An Experience Modification Rating is a numerical system that insurance companies use to set workers’ compensation premiums. Your company’s EMR, also known as an experience modifier or mod rate, can have a significant impact in how much you pay for workers’ comp insurance.
It’s similar to the credit rating system lenders use in granting loans and setting interest rates. An Experience Modification Rating and a credit score are ways of quantifying different types of risks.
Businesses with good safety records will see this reflected in a low EMR number, which translates into lower premiums for their workers’ compensation coverage.
Many small business owners probably don’t need to worry about their EMR, as it only applies to workers’ comp premiums of at least $5,000 per year.
Calculating an EMR is complicated, as the rules and metrics are different in each state. That’s why an insurance company has specialists who analyze workers’ comp claims, actual losses, and loss rates to crunch these numbers for their brokers.
The formula may involve your payroll data, claims history, and an industry risk factor, such as the National Council on Compensation Insurance (NCCI) classification codes, although many states have their own classification methods and class codes.
The average EMR is 1.0 which means a business is no more or less risky than similar businesses in their profession. A rating higher than this would mean a business is riskier than average and would result in higher premiums.
If your EMR is 1.2, insurance agencies would raise your premiums by 20 percent, because your business is considered a higher risk. An EMR of 0.8 would reduce your premiums by 20 percent, so a lower EMR can save you money on premiums.
Not sure what your current EMR is? You can find it in two places: On the Declarations page of your company's workers' compensation policy or by contacting your dedicated insurance agent.
The steps that help lower your EMR number also help you reduce claims and save money on workers’ comp premiums. That’s why spending time and money to improve employee safety at your business is a good investment.
If you reduce your loss experience with workers’ comp, resulting in a lower EMR, insurance agencies will view this favorably when setting your new workers’ comp rates at the start of your next policy period.
Here are a few tips to help reduce your EMR score...
Building safety programs with written instructions for the tasks your employees routinely perform. Use employee safety programs, retraining, and offer continuous reminders on the importance of safety.

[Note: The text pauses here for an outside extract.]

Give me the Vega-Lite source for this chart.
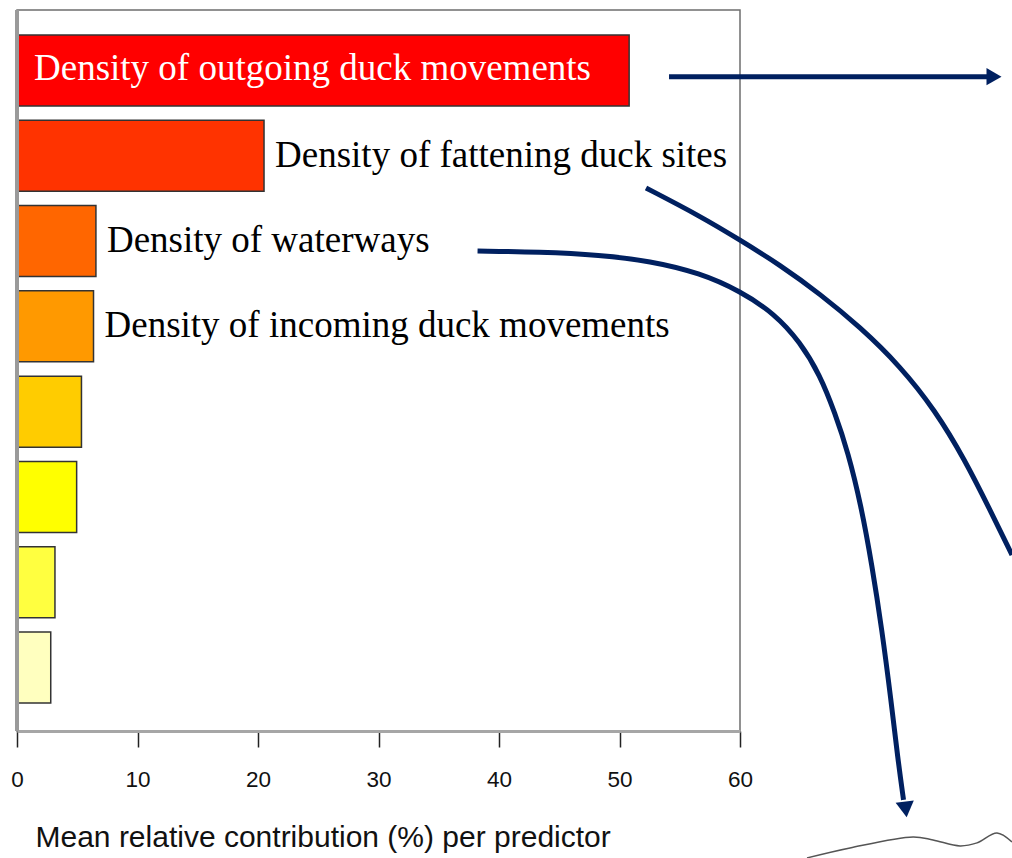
{
  "$schema": "https://vega.github.io/schema/vega-lite/v6.json",
  "width": 723,
  "height": 721,
  "autosize": {"type": "none"},
  "padding": {"left": 17, "top": 10, "right": 272, "bottom": 127},
  "background": "white",
  "config": {"view": {"stroke": "#6e6e6e", "strokeWidth": 1.5}},
  "datasets": {
    "bars": [
      {"predictor": "Density of outgoing duck movements", "contribution": 50.8},
      {"predictor": "Density of fattening duck sites", "contribution": 20.5},
      {"predictor": "Density of waterways", "contribution": 6.55},
      {"predictor": "Density of incoming duck movements", "contribution": 6.35},
      {"predictor": "Predictor 5", "contribution": 5.35},
      {"predictor": "Predictor 6", "contribution": 4.95},
      {"predictor": "Predictor 7", "contribution": 3.15},
      {"predictor": "Predictor 8", "contribution": 2.8}
    ],
    "paths": [
      {"path": "outgoing", "i": 0, "x": 54.11, "y": 1.0727},
      {"path": "outgoing", "i": 1, "x": 80.6, "y": 1.0727},
      {"path": "fattening", "i": 0, "x": 52.2, "y": 2.3775},
      {"path": "fattening", "i": 1, "x": 56.68, "y": 2.7057},
      {"path": "fattening", "i": 2, "x": 60.0, "y": 2.9871},
      {"path": "fattening", "i": 3, "x": 63.32, "y": 3.2802},
      {"path": "fattening", "i": 4, "x": 66.64, "y": 3.6202},
      {"path": "fattening", "i": 5, "x": 69.96, "y": 4.007},
      {"path": "fattening", "i": 6, "x": 73.28, "y": 4.4642},
      {"path": "fattening", "i": 7, "x": 76.18, "y": 4.9801},
      {"path": "fattening", "i": 8, "x": 78.67, "y": 5.5662},
      {"path": "fattening", "i": 9, "x": 80.75, "y": 6.1524},
      {"path": "fattening", "i": 10, "x": 82.57, "y": 6.68},
      {"path": "waterways", "i": 0, "x": 38.22, "y": 3.1161},
      {"path": "waterways", "i": 1, "x": 43.4, "y": 3.1278},
      {"path": "waterways", "i": 2, "x": 48.38, "y": 3.163},
      {"path": "waterways", "i": 3, "x": 52.53, "y": 3.2333},
      {"path": "waterways", "i": 4, "x": 56.68, "y": 3.374},
      {"path": "waterways", "i": 5, "x": 60.0, "y": 3.585},
      {"path": "waterways", "i": 6, "x": 62.9, "y": 3.8546},
      {"path": "waterways", "i": 7, "x": 64.98, "y": 4.1829},
      {"path": "waterways", "i": 8, "x": 66.64, "y": 4.57},
      {"path": "waterways", "i": 9, "x": 67.88, "y": 5.016},
      {"path": "waterways", "i": 10, "x": 68.96, "y": 5.473},
      {"path": "waterways", "i": 11, "x": 70.04, "y": 6.094},
      {"path": "waterways", "i": 12, "x": 70.95, "y": 6.797},
      {"path": "waterways", "i": 13, "x": 71.78, "y": 7.559},
      {"path": "waterways", "i": 14, "x": 72.53, "y": 8.38},
      {"path": "waterways", "i": 15, "x": 73.11, "y": 9.083},
      {"path": "waterways", "i": 16, "x": 73.57, "y": 9.552},
      {"path": "map outline", "i": 0, "x": 65.56, "y": 10.232},
      {"path": "map outline", "i": 1, "x": 69.13, "y": 10.115},
      {"path": "map outline", "i": 2, "x": 74.36, "y": 9.986},
      {"path": "map outline", "i": 3, "x": 76.02, "y": 10.021},
      {"path": "map outline", "i": 4, "x": 78.26, "y": 10.091},
      {"path": "map outline", "i": 5, "x": 79.67, "y": 10.056},
      {"path": "map outline", "i": 6, "x": 81.33, "y": 9.939},
      {"path": "map outline", "i": 7, "x": 82.57, "y": 10.045}
    ],
    "heads": [
      {"head": "outgoing", "x": 81.08, "y": 1.0727},
      {"head": "waterways", "x": 73.75, "y": 9.664}
    ]
  },
  "layer": [
    {
      "layer": [
        {
          "data": {"name": "bars"},
          "mark": {"type": "bar", "stroke": "#333333", "strokeWidth": 1.5},
          "encoding": {
            "y": {"field": "predictor", "type": "nominal", "sort": null, "axis": null,
                  "scale": {"paddingInner": 0.1675, "paddingOuter": 0.3105, "align": 0.472}},
            "x": {"field": "contribution", "type": "quantitative",
                  "scale": {"domain": [0, 60], "nice": false, "zero": true},
                  "axis": {"title": "Mean relative contribution (%) per predictor", "values": [0, 10, 20, 30, 40, 50, 60], "grid": false, "domainColor": "#a6a6a6", "domainWidth": 3, "tickColor": "#222222", "tickWidth": 1.5, "tickSize": 16, "labelFont": "Liberation Sans", "labelFontSize": 22.5, "labelColor": "#111111", "labelPadding": 21, "labelFlush": false, "labelOverlap": false, "titleFont": "Liberation Sans", "titleFontSize": 30, "titleFontWeight": "normal", "titleColor": "#111111", "titleX": 18, "titleY": 115, "titleAlign": "left", "titleAnchor": "start", "titleBaseline": "alphabetic"}},
            "color": {"field": "predictor", "type": "nominal", "sort": null, "legend": null,
                      "scale": {"range": ["#FF0000", "#FF3300", "#FF6600", "#FF9900", "#FFCC00", "#FFFF00", "#FFFF40", "#FFFFBF"]}}
          }
        },
        {
          "data": {"name": "bars"},
          "mark": {"type": "rule", "color": "#9a9a9a", "strokeWidth": 3},
          "encoding": {"x": {"datum": 0, "type": "quantitative", "scale": {"domain": [0, 60]},
            "axis": {"title": "Mean relative contribution (%) per predictor", "values": [0, 10, 20, 30, 40, 50, 60], "grid": false, "domainColor": "#a6a6a6", "domainWidth": 3, "tickColor": "#222222", "tickWidth": 1.5, "tickSize": 16, "labelFont": "Liberation Sans", "labelFontSize": 22.5, "labelColor": "#111111", "labelPadding": 21, "labelFlush": false, "labelOverlap": false, "titleFont": "Liberation Sans", "titleFontSize": 30, "titleFontWeight": "normal", "titleColor": "#111111", "titleX": 18, "titleY": 115, "titleAlign": "left", "titleAnchor": "start", "titleBaseline": "alphabetic"}}}
        },
        {
          "data": {"name": "bars"},
          "transform": [{"filter": {"field": "predictor", "equal": "Density of outgoing duck movements"}}],
          "mark": {"type": "text", "font": "Liberation Serif", "fontSize": 37, "color": "white",
                   "align": "left", "baseline": "middle", "dx": 17, "dy": -2},
          "encoding": {
            "y": {"field": "predictor", "type": "nominal", "sort": null},
            "x": {"datum": 0, "type": "quantitative", "scale": {"domain": [0, 60]},
              "axis": {"title": "Mean relative contribution (%) per predictor", "values": [0, 10, 20, 30, 40, 50, 60], "grid": false, "domainColor": "#a6a6a6", "domainWidth": 3, "tickColor": "#222222", "tickWidth": 1.5, "tickSize": 16, "labelFont": "Liberation Sans", "labelFontSize": 22.5, "labelColor": "#111111", "labelPadding": 21, "labelFlush": false, "labelOverlap": false, "titleFont": "Liberation Sans", "titleFontSize": 30, "titleFontWeight": "normal", "titleColor": "#111111", "titleX": 18, "titleY": 115, "titleAlign": "left", "titleAnchor": "start", "titleBaseline": "alphabetic"}},
            "text": {"field": "predictor"}
          }
        },
        {
          "data": {"name": "bars"},
          "transform": [{"filter": {"field": "predictor", "oneOf": ["Density of fattening duck sites", "Density of waterways", "Density of incoming duck movements"]}}],
          "mark": {"type": "text", "font": "Liberation Serif", "fontSize": 37, "color": "black",
                   "align": "left", "baseline": "middle", "dx": 11, "dy": 0},
          "encoding": {
            "y": {"field": "predictor", "type": "nominal", "sort": null},
            "x": {"field": "contribution", "type": "quantitative", "scale": {"domain": [0, 60]},
              "axis": {"title": "Mean relative contribution (%) per predictor", "values": [0, 10, 20, 30, 40, 50, 60], "grid": false, "domainColor": "#a6a6a6", "domainWidth": 3, "tickColor": "#222222", "tickWidth": 1.5, "tickSize": 16, "labelFont": "Liberation Sans", "labelFontSize": 22.5, "labelColor": "#111111", "labelPadding": 21, "labelFlush": false, "labelOverlap": false, "titleFont": "Liberation Sans", "titleFontSize": 30, "titleFontWeight": "normal", "titleColor": "#111111", "titleX": 18, "titleY": 115, "titleAlign": "left", "titleAnchor": "start", "titleBaseline": "alphabetic"}},
            "text": {"field": "predictor"}
          }
        }
      ]
    },
    {
      "layer": [
        {
          "data": {"name": "paths"},
          "transform": [{"filter": "datum.path != 'map outline'"}],
          "mark": {"type": "line", "color": "#002060", "strokeWidth": 5, "interpolate": "basis", "clip": false},
          "encoding": {
            "x": {"field": "x", "type": "quantitative", "scale": {"domain": [0, 60]},
              "axis": {"title": "Mean relative contribution (%) per predictor", "values": [0, 10, 20, 30, 40, 50, 60], "grid": false, "domainColor": "#a6a6a6", "domainWidth": 3, "tickColor": "#222222", "tickWidth": 1.5, "tickSize": 16, "labelFont": "Liberation Sans", "labelFontSize": 22.5, "labelColor": "#111111", "labelPadding": 21, "labelFlush": false, "labelOverlap": false, "titleFont": "Liberation Sans", "titleFontSize": 30, "titleFontWeight": "normal", "titleColor": "#111111", "titleX": 18, "titleY": 115, "titleAlign": "left", "titleAnchor": "start", "titleBaseline": "alphabetic"}},
            "y": {"field": "y", "type": "quantitative", "axis": null,
                  "scale": {"domain": [0.2907, 8.744], "reverse": true, "nice": false, "zero": false}},
            "detail": {"field": "path"},
            "order": {"field": "i"}
          }
        },
        {
          "data": {"name": "paths"},
          "transform": [{"filter": "datum.path == 'map outline'"}],
          "mark": {"type": "line", "color": "#555555", "strokeWidth": 1.5, "interpolate": "catmull-rom", "clip": false},
          "encoding": {
            "x": {"field": "x", "type": "quantitative", "scale": {"domain": [0, 60]},
              "axis": {"title": "Mean relative contribution (%) per predictor", "values": [0, 10, 20, 30, 40, 50, 60], "grid": false, "domainColor": "#a6a6a6", "domainWidth": 3, "tickColor": "#222222", "tickWidth": 1.5, "tickSize": 16, "labelFont": "Liberation Sans", "labelFontSize": 22.5, "labelColor": "#111111", "labelPadding": 21, "labelFlush": false, "labelOverlap": false, "titleFont": "Liberation Sans", "titleFontSize": 30, "titleFontWeight": "normal", "titleColor": "#111111", "titleX": 18, "titleY": 115, "titleAlign": "left", "titleAnchor": "start", "titleBaseline": "alphabetic"}},
            "y": {"field": "y", "type": "quantitative", "axis": null},
            "order": {"field": "i"}
          }
        },
        {
          "data": {"name": "heads"},
          "transform": [{"filter": "datum.head == 'outgoing'"}],
          "mark": {"type": "point", "shape": "triangle-right", "filled": true, "color": "#002060", "opacity": 1, "size": 300, "clip": false},
          "encoding": {
            "x": {"field": "x", "type": "quantitative", "scale": {"domain": [0, 60]},
              "axis": {"title": "Mean relative contribution (%) per predictor", "values": [0, 10, 20, 30, 40, 50, 60], "grid": false, "domainColor": "#a6a6a6", "domainWidth": 3, "tickColor": "#222222", "tickWidth": 1.5, "tickSize": 16, "labelFont": "Liberation Sans", "labelFontSize": 22.5, "labelColor": "#111111", "labelPadding": 21, "labelFlush": false, "labelOverlap": false, "titleFont": "Liberation Sans", "titleFontSize": 30, "titleFontWeight": "normal", "titleColor": "#111111", "titleX": 18, "titleY": 115, "titleAlign": "left", "titleAnchor": "start", "titleBaseline": "alphabetic"}},
            "y": {"field": "y", "type": "quantitative", "axis": null}
          }
        },
        {
          "data": {"name": "heads"},
          "transform": [{"filter": "datum.head == 'waterways'"}],
          "mark": {"type": "point", "shape": "triangle-down", "filled": true, "color": "#002060", "opacity": 1, "size": 335, "angle": -7, "clip": false},
          "encoding": {
            "x": {"field": "x", "type": "quantitative", "scale": {"domain": [0, 60]},
              "axis": {"title": "Mean relative contribution (%) per predictor", "values": [0, 10, 20, 30, 40, 50, 60], "grid": false, "domainColor": "#a6a6a6", "domainWidth": 3, "tickColor": "#222222", "tickWidth": 1.5, "tickSize": 16, "labelFont": "Liberation Sans", "labelFontSize": 22.5, "labelColor": "#111111", "labelPadding": 21, "labelFlush": false, "labelOverlap": false, "titleFont": "Liberation Sans", "titleFontSize": 30, "titleFontWeight": "normal", "titleColor": "#111111", "titleX": 18, "titleY": 115, "titleAlign": "left", "titleAnchor": "start", "titleBaseline": "alphabetic"}},
            "y": {"field": "y", "type": "quantitative", "axis": null}
          }
        }
      ]
    }
  ],
  "resolve": {"scale": {"y": "independent"}}
}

The Occupational Safety and Health Administration (OSHA) offers training requirements and resources for multiple occupations, including safety classes.
Proper signage can warn employees of potential hazards, whether it’s a wet and slippery floor or a high-voltage electrical panel. OSHA offers information on the types of signs it requires.
Equip your employees with the equipment they need and make sure they use it. This means more than owning safety glasses and other personal protective equipment (PPE). Make sure your safety equipment is kept in proper working order and that employees know how to use it correctly.
Establish methods to alleviate the strain of repetitive actions, such as ergonomic office equipment that can reduce the chance of carpal tunnel syndrome. Industry associations within your field can also offer advice on what you need.
Workspaces, hallways, entryways, and emergency exits should be clean and clear of obstructions and clutter.
Have a course of action for handling and reporting employee injuries and emergencies. This should include emergency contact information for first responders. Make sure this information is part of your safety education program.
Offer perks to those who follow the safety rules. Rewards like gift cards, bonuses, and free lunches can remind employees of the importance of safety.